• **Task directions**:
Your task is to give the listing below back word for word, pictures excluded.

• **Data lines**:
§ §

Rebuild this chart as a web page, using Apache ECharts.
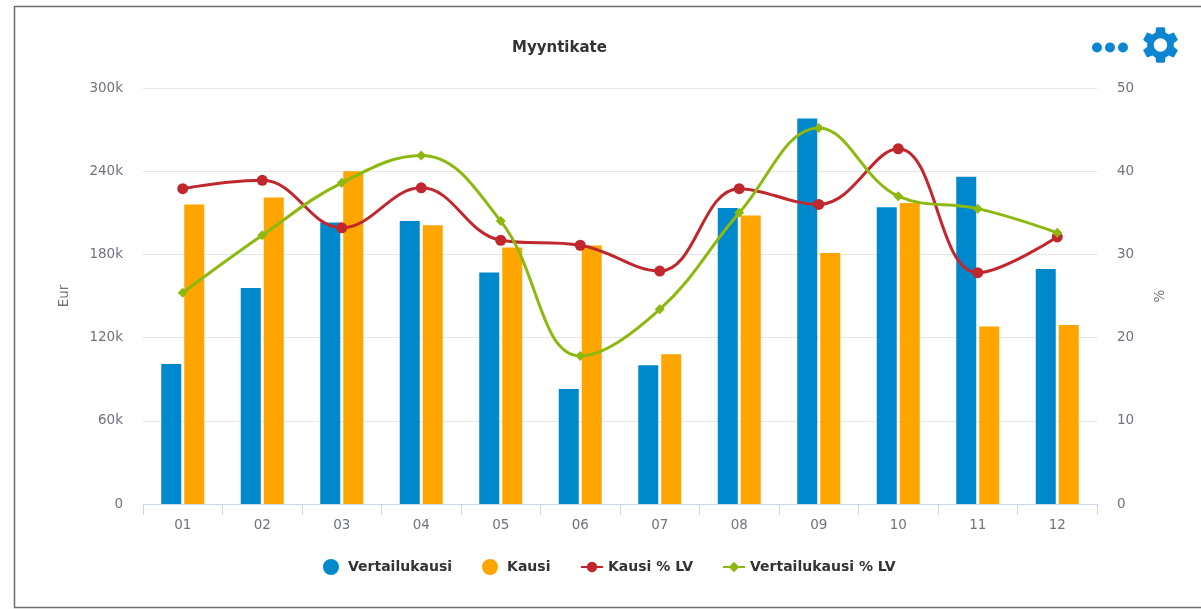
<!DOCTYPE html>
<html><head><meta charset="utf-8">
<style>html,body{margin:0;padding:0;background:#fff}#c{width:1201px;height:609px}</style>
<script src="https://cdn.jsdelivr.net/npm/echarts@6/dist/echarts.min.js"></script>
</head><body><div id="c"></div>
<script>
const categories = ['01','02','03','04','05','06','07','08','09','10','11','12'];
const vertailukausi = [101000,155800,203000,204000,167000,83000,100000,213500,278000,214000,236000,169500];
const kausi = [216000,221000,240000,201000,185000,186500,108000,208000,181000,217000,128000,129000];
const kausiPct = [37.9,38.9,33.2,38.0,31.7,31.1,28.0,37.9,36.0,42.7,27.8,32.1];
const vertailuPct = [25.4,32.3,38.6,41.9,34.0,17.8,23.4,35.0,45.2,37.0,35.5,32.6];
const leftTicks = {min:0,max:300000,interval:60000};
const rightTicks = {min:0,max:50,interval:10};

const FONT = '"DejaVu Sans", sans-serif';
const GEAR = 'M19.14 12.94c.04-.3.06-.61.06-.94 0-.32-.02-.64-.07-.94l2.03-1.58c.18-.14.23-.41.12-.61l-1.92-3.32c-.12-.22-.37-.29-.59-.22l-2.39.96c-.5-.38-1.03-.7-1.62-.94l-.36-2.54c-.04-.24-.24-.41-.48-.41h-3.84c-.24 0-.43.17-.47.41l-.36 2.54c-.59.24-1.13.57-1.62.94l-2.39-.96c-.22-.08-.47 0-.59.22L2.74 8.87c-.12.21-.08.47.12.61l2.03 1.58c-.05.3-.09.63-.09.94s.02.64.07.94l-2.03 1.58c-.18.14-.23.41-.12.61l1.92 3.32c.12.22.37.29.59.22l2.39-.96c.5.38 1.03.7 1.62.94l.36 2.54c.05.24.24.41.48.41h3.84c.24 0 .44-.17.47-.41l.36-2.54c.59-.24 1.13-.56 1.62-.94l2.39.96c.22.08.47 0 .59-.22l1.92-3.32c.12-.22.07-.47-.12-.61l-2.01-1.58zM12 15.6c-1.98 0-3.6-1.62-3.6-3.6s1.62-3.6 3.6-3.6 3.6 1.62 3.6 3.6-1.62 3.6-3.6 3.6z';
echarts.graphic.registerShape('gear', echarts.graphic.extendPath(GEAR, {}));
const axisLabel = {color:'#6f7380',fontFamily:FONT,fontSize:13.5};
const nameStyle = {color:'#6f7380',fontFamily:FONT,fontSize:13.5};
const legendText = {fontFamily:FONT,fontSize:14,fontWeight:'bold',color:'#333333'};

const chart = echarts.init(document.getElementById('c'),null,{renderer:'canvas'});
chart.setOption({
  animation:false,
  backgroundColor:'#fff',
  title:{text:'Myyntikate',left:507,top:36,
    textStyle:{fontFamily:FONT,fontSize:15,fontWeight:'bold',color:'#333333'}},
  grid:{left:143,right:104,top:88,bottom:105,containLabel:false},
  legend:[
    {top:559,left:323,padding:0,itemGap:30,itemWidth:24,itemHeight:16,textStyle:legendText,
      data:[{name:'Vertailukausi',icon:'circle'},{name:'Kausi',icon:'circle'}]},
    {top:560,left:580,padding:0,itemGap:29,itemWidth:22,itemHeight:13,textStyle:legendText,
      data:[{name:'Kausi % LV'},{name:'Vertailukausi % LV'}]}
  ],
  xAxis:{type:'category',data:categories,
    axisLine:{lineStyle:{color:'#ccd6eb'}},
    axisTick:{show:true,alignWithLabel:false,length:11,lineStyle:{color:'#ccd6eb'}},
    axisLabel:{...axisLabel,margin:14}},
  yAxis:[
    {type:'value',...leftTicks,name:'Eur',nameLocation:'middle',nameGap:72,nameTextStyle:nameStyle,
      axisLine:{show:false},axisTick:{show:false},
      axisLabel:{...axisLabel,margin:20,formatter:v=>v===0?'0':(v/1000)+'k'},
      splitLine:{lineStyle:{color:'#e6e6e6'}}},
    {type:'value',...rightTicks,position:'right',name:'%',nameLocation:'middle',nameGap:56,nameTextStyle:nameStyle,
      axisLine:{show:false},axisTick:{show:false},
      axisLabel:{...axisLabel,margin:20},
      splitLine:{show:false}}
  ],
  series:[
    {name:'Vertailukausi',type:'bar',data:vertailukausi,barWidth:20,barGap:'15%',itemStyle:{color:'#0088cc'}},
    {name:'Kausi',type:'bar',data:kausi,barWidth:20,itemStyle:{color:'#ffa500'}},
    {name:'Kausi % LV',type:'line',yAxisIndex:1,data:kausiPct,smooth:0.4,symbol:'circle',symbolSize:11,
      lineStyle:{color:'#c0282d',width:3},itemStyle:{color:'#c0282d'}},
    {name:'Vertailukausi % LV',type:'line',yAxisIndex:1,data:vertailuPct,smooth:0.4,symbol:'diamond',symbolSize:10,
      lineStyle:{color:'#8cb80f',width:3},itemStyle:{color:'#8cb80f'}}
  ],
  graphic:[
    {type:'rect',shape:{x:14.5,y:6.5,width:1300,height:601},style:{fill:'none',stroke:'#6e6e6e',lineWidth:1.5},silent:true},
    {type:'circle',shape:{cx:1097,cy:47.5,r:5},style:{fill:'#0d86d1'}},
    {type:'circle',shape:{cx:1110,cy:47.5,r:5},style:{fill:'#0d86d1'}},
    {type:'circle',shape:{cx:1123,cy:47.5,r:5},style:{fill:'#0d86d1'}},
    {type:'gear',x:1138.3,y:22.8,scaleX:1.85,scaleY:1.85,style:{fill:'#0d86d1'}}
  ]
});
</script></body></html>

§ §

• **Exercise response**:
Rebuild this chart as a web page, using Apache ECharts.
<!DOCTYPE html>
<html><head><meta charset="utf-8">
<style>html,body{margin:0;padding:0;background:#fff}#c{width:1201px;height:609px}</style>
<script src="https://cdn.jsdelivr.net/npm/echarts@6/dist/echarts.min.js"></script>
</head><body><div id="c"></div>
<script>
const categories = ['01','02','03','04','05','06','07','08','09','10','11','12'];
const vertailukausi = [101000,155800,203000,204000,167000,83000,100000,213500,278000,214000,236000,169500];
const kausi = [216000,221000,240000,201000,185000,186500,108000,208000,181000,217000,128000,129000];
const kausiPct = [37.9,38.9,33.2,38.0,31.7,31.1,28.0,37.9,36.0,42.7,27.8,32.1];
const vertailuPct = [25.4,32.3,38.6,41.9,34.0,17.8,23.4,35.0,45.2,37.0,35.5,32.6];
const leftTicks = {min:0,max:300000,interval:60000};
const rightTicks = {min:0,max:50,interval:10};

const FONT = '"DejaVu Sans", sans-serif';
const GEAR = 'M19.14 12.94c.04-.3.06-.61.06-.94 0-.32-.02-.64-.07-.94l2.03-1.58c.18-.14.23-.41.12-.61l-1.92-3.32c-.12-.22-.37-.29-.59-.22l-2.39.96c-.5-.38-1.03-.7-1.62-.94l-.36-2.54c-.04-.24-.24-.41-.48-.41h-3.84c-.24 0-.43.17-.47.41l-.36 2.54c-.59.24-1.13.57-1.62.94l-2.39-.96c-.22-.08-.47 0-.59.22L2.74 8.87c-.12.21-.08.47.12.61l2.03 1.58c-.05.3-.09.63-.09.94s.02.64.07.94l-2.03 1.58c-.18.14-.23.41-.12.61l1.92 3.32c.12.22.37.29.59.22l2.39-.96c.5.38 1.03.7 1.62.94l.36 2.54c.05.24.24.41.48.41h3.84c.24 0 .44-.17.47-.41l.36-2.54c.59-.24 1.13-.56 1.62-.94l2.39.96c.22.08.47 0 .59-.22l1.92-3.32c.12-.22.07-.47-.12-.61l-2.01-1.58zM12 15.6c-1.98 0-3.6-1.62-3.6-3.6s1.62-3.6 3.6-3.6 3.6 1.62 3.6 3.6-1.62 3.6-3.6 3.6z';
echarts.graphic.registerShape('gear', echarts.graphic.extendPath(GEAR, {}));
const axisLabel = {color:'#6f7380',fontFamily:FONT,fontSize:13.5};
const nameStyle = {color:'#6f7380',fontFamily:FONT,fontSize:13.5};
const legendText = {fontFamily:FONT,fontSize:14,fontWeight:'bold',color:'#333333'};

const chart = echarts.init(document.getElementById('c'),null,{renderer:'canvas'});
chart.setOption({
  animation:false,
  backgroundColor:'#fff',
  title:{text:'Myyntikate',left:507,top:36,
    textStyle:{fontFamily:FONT,fontSize:15,fontWeight:'bold',color:'#333333'}},
  grid:{left:143,right:104,top:88,bottom:105,containLabel:false},
  legend:[
    {top:559,left:323,padding:0,itemGap:30,itemWidth:24,itemHeight:16,textStyle:legendText,
      data:[{name:'Vertailukausi',icon:'circle'},{name:'Kausi',icon:'circle'}]},
    {top:560,left:580,padding:0,itemGap:29,itemWidth:22,itemHeight:13,textStyle:legendText,
      data:[{name:'Kausi % LV'},{name:'Vertailukausi % LV'}]}
  ],
  xAxis:{type:'category',data:categories,
    axisLine:{lineStyle:{color:'#ccd6eb'}},
    axisTick:{show:true,alignWithLabel:false,length:11,lineStyle:{color:'#ccd6eb'}},
    axisLabel:{...axisLabel,margin:14}},
  yAxis:[
    {type:'value',...leftTicks,name:'Eur',nameLocation:'middle',nameGap:72,nameTextStyle:nameStyle,
      axisLine:{show:false},axisTick:{show:false},
      axisLabel:{...axisLabel,margin:20,formatter:v=>v===0?'0':(v/1000)+'k'},
      splitLine:{lineStyle:{color:'#e6e6e6'}}},
    {type:'value',...rightTicks,position:'right',name:'%',nameLocation:'middle',nameGap:56,nameTextStyle:nameStyle,
      axisLine:{show:false},axisTick:{show:false},
      axisLabel:{...axisLabel,margin:20},
      splitLine:{show:false}}
  ],
  series:[
    {name:'Vertailukausi',type:'bar',data:vertailukausi,barWidth:20,barGap:'15%',itemStyle:{color:'#0088cc'}},
    {name:'Kausi',type:'bar',data:kausi,barWidth:20,itemStyle:{color:'#ffa500'}},
    {name:'Kausi % LV',type:'line',yAxisIndex:1,data:kausiPct,smooth:0.4,symbol:'circle',symbolSize:11,
      lineStyle:{color:'#c0282d',width:3},itemStyle:{color:'#c0282d'}},
    {name:'Vertailukausi % LV',type:'line',yAxisIndex:1,data:vertailuPct,smooth:0.4,symbol:'diamond',symbolSize:10,
      lineStyle:{color:'#8cb80f',width:3},itemStyle:{color:'#8cb80f'}}
  ],
  graphic:[
    {type:'rect',shape:{x:14.5,y:6.5,width:1300,height:601},style:{fill:'none',stroke:'#6e6e6e',lineWidth:1.5},silent:true},
    {type:'circle',shape:{cx:1097,cy:47.5,r:5},style:{fill:'#0d86d1'}},
    {type:'circle',shape:{cx:1110,cy:47.5,r:5},style:{fill:'#0d86d1'}},
    {type:'circle',shape:{cx:1123,cy:47.5,r:5},style:{fill:'#0d86d1'}},
    {type:'gear',x:1138.3,y:22.8,scaleX:1.85,scaleY:1.85,style:{fill:'#0d86d1'}}
  ]
});
</script></body></html>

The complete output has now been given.